Supreme Court Split South of the 49th

By on April 21, 2016


United States Supreme Court (Wikipedia photo)
United States Supreme Court (Wikipedia photo)

If you’ve read the news at all this week, you’ll know that in addition to earthquakes in Japan, Donald Trump aiming to sweep the state of New York, Hillary Clinton and Bernie Sanders throwing verbal barbs at one another, and Justin Trudeau explaining quantum computing to an enthusiastic crowd, there’s one topic that a lot of people are talking about: the split in the US Supreme Court surrounding Obama’s controversial decision to provide temporary protection from deportation for some 4 million undocumented immigrants.

Immigration is certainly at the forefront of the US Presidential election, in fact in many ways the differences between Republicans and Democrats can be summed up in how each party views the issue of illegals. For Republicans Donald Trump and Ted Cruz, illegal immigrants must go. Whether by building a wall or rounding them up and shipping them back across the border, the Republican campaign is largely built on Making America Great Again by focusing on American and not foreign workers.

Democrats, conversely, are of one mind on immigration: they want to retain the immigrants. Clinton has publicly said that she will “…stand up against any effort to deport dreamers. Immigrants are vital to our economy.” This is well in line with Justin Trudeau’s efforts to increase the number of immigrants in Canada beyond 25,000 in 2016.

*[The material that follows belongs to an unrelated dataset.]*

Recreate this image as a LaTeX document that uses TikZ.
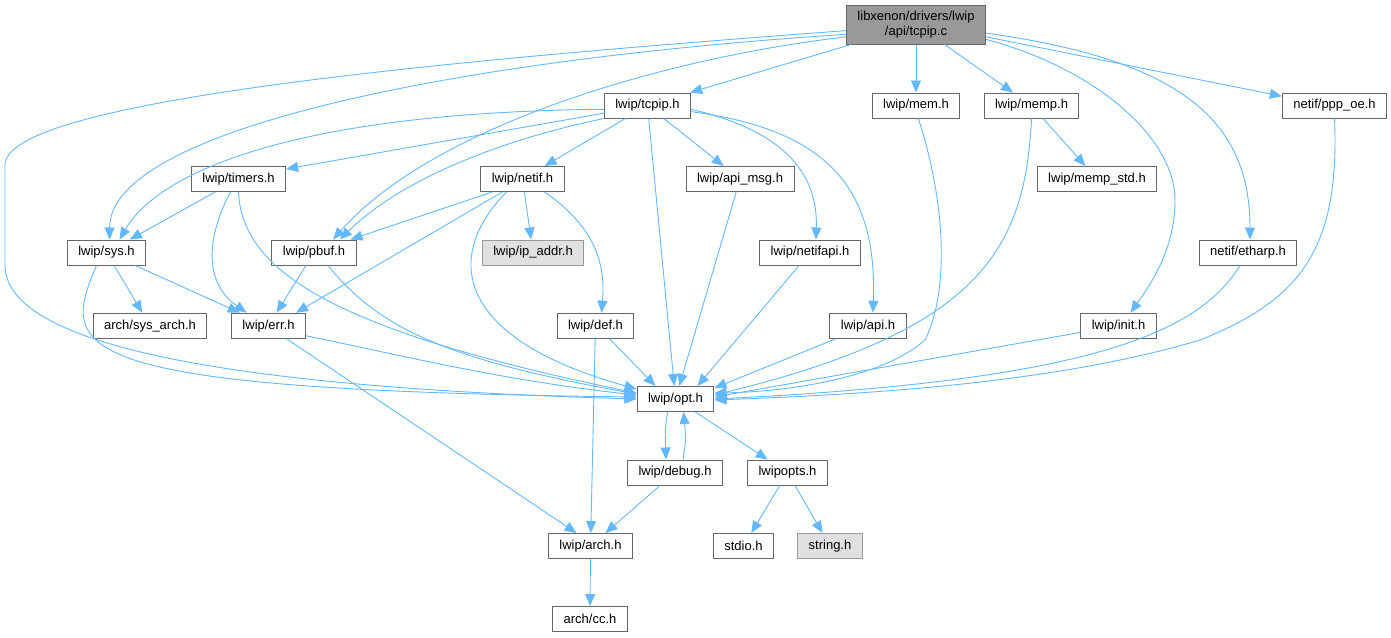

Obama’s plan to provide a temporary hold on deportation comes as welcome news to millions of migrant workers, but for Republicans, it circumvents the ‘checks and balances’ system of government that ensures that no US politician has too much power. The seeds of a stalemate were sown in February 2015, when the state of Texas challenged Obama’s plan to bring in the plan by executive decision rather than going through Congress. Soon, 25 other states jumped on board, and by November the Supreme Court had upheld the challenge. Today, the eight member court finds itself in a 4-4 split regarding the Constitutionality of the plan. And with the death of Justice Antonin Scalia in February, a 4-4 deadlock is exactly a decision that a nine member court is designed to avoid.

Here in Canada, the situation doesn’t particularly affect us. But it does say something about how immigrants are viewed in the two countries. Francis Ng, veteran immigration consultant and instructor at Ashton College says that “by and large, Canadians don’t really look down on immigrants. Still, they can have a hard time finding employment here when their credentials don’t transfer.” This is say that even though Canada and America are nations built on immigrants (they still make up a large percentage of the labour force in both countries), they are often viewed in different lights. And while the US Supreme Court might like to portray the issue as one of pure political or ideological differences, it goes much deeper than that. Donald Verilli, Solicitor General of the United States, said that Obama’s plan to provide temporary protection to some 4 million immigrants “does not provide [these] individuals with any lawful status under [current] immigration laws”, but it does “provide some measure of dignity and decent treatment.” That said, Virelli said that there are statutory constraints that would prevent the President from following through on his promise. So far, this seems to be the case. But time will tell.